Separate Paths Reconverge

Premadasi, at the time the main national organizer for Deep Green Resistance, walked next to me along Telegraph Avenue as I dragged my suitcase from one hotel (cold) to a better room (warm) in another one. (Chris Hedges had cancelled his appearance but the room remained paid for, so I took it).

The work Premadasi had done in a few short months was remarkable, and I told her how impressed I was. “You’ve pulled together 13 DGR chapters so far since the book came out—that’s amazing!” I hadn’t seen that kind of persistence and determination since I’d worked with the Revolutionary Communist Youth Brigade (associated with the Revolutionary Communist Party), many years ago in New York.

Whatever critiques I might have had of them, being lazy wasn’t one of them. There were no excuses with the RCYB. Are you tired? Well, the masses are probably tired of being oppressed too. Would you rather take the day off? The millions of children being exploited in sweatshops would probably like to take the day off too. The work must be done, and failure wasn’t an option. No excuses.

“Waaaaait a minute,” she said, peering into my face. “We’ve met before.” I looked more closely at her too. A different name came to mind. “Luna!”

“Robin!” she responded. That had been the nom de guerre I’d used long ago: Robin Banks.
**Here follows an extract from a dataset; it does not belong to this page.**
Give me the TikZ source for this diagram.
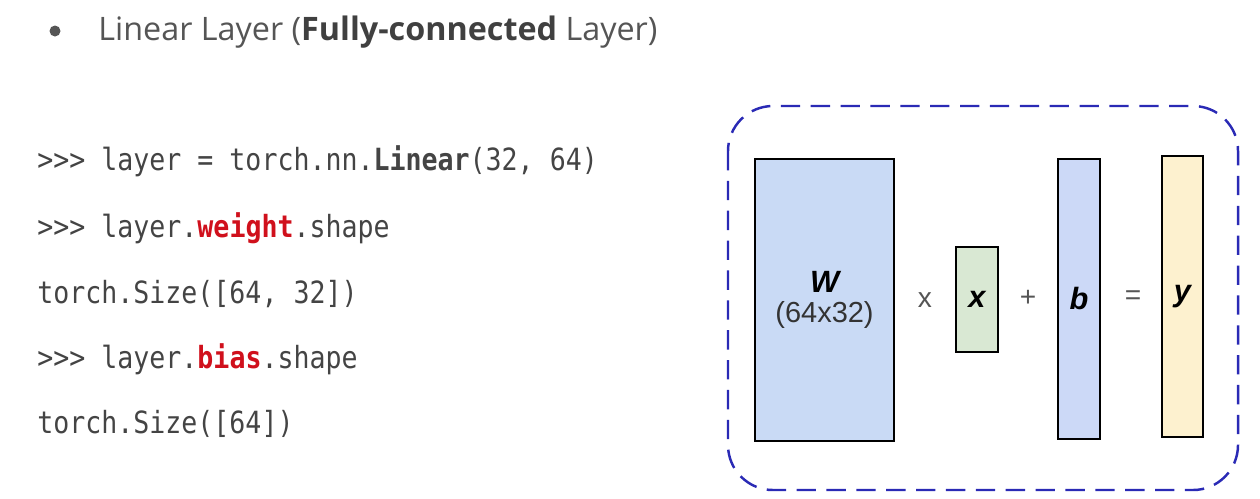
\documentclass[tikz,border=0pt]{standalone}
\usepackage{fontspec}
\usepackage{xcolor}
\usepackage{tikz}
\usetikzlibrary{positioning}
\setmainfont{Open Sans}
\setmonofont[FakeStretch=0.87]{DejaVu Sans Mono}
\newfontfamily\figfont{Liberation Sans}
\newcommand{\tensorname}{\figfont\bfseries\itshape\fontsize{17.5}{19}\selectfont}
\definecolor{slidegray}{HTML}{555555}
\definecolor{codegray}{HTML}{444444}
\definecolor{codered}{HTML}{D0101C}
\definecolor{wblue}{HTML}{C9DAF5}
\definecolor{xgreen}{HTML}{D9E8D3}
\definecolor{bblue}{HTML}{CCD9F7}
\definecolor{yyellow}{HTML}{FDF1CF}
\definecolor{boxblue}{HTML}{2A2AB5}
\tikzset{
    codeline/.style={anchor=base west, inner sep=0pt, text=codegray, font=\ttfamily\fontsize{17.4}{20}\selectfont},
    tensor/.style={draw=black, line width=1.1pt, fill=#1, inner sep=0pt},
    oper/.style={text=slidegray, font=\figfont\fontsize{16}{18}\selectfont},
    tlabel/.style={font=\tensorname}
}
\begin{document}
\begin{tikzpicture}[x=0.02cm, y=-0.02cm]
\useasboundingbox (0,0) rectangle (1260,498);

% bullet heading
\fill[slidegray] (55,31) circle (5.5);
\node[anchor=base west, inner sep=0pt, text=slidegray, font=\fontsize{18.4}{22}\selectfont] (title) at (98,40)
    {Linear Layer (\textbf{\color{black!75}Fully-connected} Layer)};

% code
\node[codeline] (c1) at (37,170) {>{}>{}> layer = torch.nn.\textbf{Linear}(32, 64)};
\node[codeline] (c2) at (37,237) {>{}>{}> layer.\textcolor{codered}{\textbf{weight}}.shape};
\node[codeline] (c3) at (37,303) {torch.Size([64, 32])};
\node[codeline] (c4) at (37,368) {>{}>{}> layer.\textcolor{codered}{\textbf{bias}}.shape};
\node[codeline] (c5) at (37,433) {torch.Size([64])};

% y = Wx + b
\draw[boxblue, line width=1.4pt, dash pattern=on 11 off 6, rounded corners=0.9cm] (728,106) rectangle (1238,490);

\node[tensor=wblue, minimum width=2.78cm, minimum height=5.64cm, align=center] (W) at (824.5,300)
    {{\tensorname W}\\[5pt]{\figfont\fontsize{16.5}{18}\selectfont\color{black!80}(64x32)}};
\node[tensor=xgreen, minimum width=0.84cm, minimum height=2.1cm, tlabel] (x) at (977,299.5) {x};
\node[tensor=bblue, minimum width=0.84cm, minimum height=5.6cm, tlabel] (b) at (1079,299) {b};
\node[tensor=yyellow, minimum width=0.82cm, minimum height=5.62cm, tlabel] (y) at (1182.5,296.5) {y};

\node[oper] (times) at (925,300) {x};
\node[oper] (plus) at (1028,298) {+};
\node[oper] (equals) at (1133,298) {=};
\end{tikzpicture}
\end{document}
The New York Times actually printed it, not noticing the pun, under a photo of me at a protest against the KKK in Atlanta back in 1988.

We figured out how long it had been since we’d worked together in New York: twenty-six years. It seemed fitting that my path, which had split off from the RCYB/RCP in the mid-1990s, had converged here with that of a long-ago comrade. The system was grinding forward with an intensity of violence that couldn’t have been imagined by our young selves, and here we were again, confronting it still.